→ **SOURCE EXCERPT**:
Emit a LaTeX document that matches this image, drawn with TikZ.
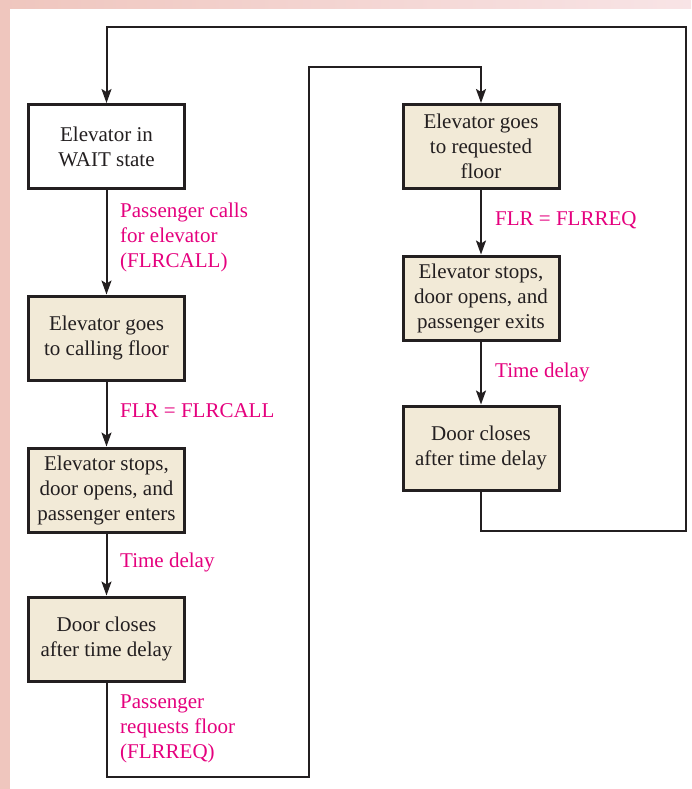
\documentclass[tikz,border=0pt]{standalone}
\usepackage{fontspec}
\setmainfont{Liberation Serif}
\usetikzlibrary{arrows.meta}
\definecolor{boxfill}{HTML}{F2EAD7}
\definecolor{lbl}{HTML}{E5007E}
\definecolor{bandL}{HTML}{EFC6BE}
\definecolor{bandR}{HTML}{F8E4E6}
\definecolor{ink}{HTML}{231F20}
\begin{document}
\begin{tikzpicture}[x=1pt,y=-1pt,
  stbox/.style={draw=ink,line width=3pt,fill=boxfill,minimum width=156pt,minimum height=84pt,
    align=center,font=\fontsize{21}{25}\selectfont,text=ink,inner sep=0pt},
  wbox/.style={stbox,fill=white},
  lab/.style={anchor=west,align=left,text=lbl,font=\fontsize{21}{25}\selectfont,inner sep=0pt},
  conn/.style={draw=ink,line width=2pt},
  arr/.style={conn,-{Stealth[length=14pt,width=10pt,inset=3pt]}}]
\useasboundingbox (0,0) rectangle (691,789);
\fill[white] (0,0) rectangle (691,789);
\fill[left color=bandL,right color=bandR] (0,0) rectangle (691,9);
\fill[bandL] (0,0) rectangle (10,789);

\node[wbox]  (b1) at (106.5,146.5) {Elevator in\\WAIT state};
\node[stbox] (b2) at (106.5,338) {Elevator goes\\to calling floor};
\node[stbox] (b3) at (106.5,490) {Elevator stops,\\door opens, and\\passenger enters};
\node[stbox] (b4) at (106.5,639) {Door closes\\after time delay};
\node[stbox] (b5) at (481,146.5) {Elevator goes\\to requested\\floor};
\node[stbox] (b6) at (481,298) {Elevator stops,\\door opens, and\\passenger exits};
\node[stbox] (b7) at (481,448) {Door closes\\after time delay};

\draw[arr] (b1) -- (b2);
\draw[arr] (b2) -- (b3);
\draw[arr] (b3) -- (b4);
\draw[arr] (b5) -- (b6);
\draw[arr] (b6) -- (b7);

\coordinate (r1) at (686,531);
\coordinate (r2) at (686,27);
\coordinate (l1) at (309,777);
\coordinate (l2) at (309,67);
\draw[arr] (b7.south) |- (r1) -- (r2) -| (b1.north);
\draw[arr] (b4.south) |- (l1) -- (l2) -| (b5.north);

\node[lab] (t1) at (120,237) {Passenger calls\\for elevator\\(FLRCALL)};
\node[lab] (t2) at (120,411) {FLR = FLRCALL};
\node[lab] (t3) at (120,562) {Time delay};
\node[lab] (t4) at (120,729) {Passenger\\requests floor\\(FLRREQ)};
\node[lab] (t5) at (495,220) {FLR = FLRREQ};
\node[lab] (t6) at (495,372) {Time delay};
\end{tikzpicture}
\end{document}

→ **GIVEN INSTRUCTION**: Write down every line from the opening of the listing to the line with "(0,0) rectangle (10,789);", both included, and nothing else; the pictures are omitted.

→ **RESPONSE TO THE EXERCISE**:
Emit a LaTeX document that matches this image, drawn with TikZ.
\documentclass[tikz,border=0pt]{standalone}
\usepackage{fontspec}
\setmainfont{Liberation Serif}
\usetikzlibrary{arrows.meta}
\definecolor{boxfill}{HTML}{F2EAD7}
\definecolor{lbl}{HTML}{E5007E}
\definecolor{bandL}{HTML}{EFC6BE}
\definecolor{bandR}{HTML}{F8E4E6}
\definecolor{ink}{HTML}{231F20}
\begin{document}
\begin{tikzpicture}[x=1pt,y=-1pt,
  stbox/.style={draw=ink,line width=3pt,fill=boxfill,minimum width=156pt,minimum height=84pt,
    align=center,font=\fontsize{21}{25}\selectfont,text=ink,inner sep=0pt},
  wbox/.style={stbox,fill=white},
  lab/.style={anchor=west,align=left,text=lbl,font=\fontsize{21}{25}\selectfont,inner sep=0pt},
  conn/.style={draw=ink,line width=2pt},
  arr/.style={conn,-{Stealth[length=14pt,width=10pt,inset=3pt]}}]
\useasboundingbox (0,0) rectangle (691,789);
\fill[white] (0,0) rectangle (691,789);
\fill[left color=bandL,right color=bandR] (0,0) rectangle (691,9);
\fill[bandL] (0,0) rectangle (10,789);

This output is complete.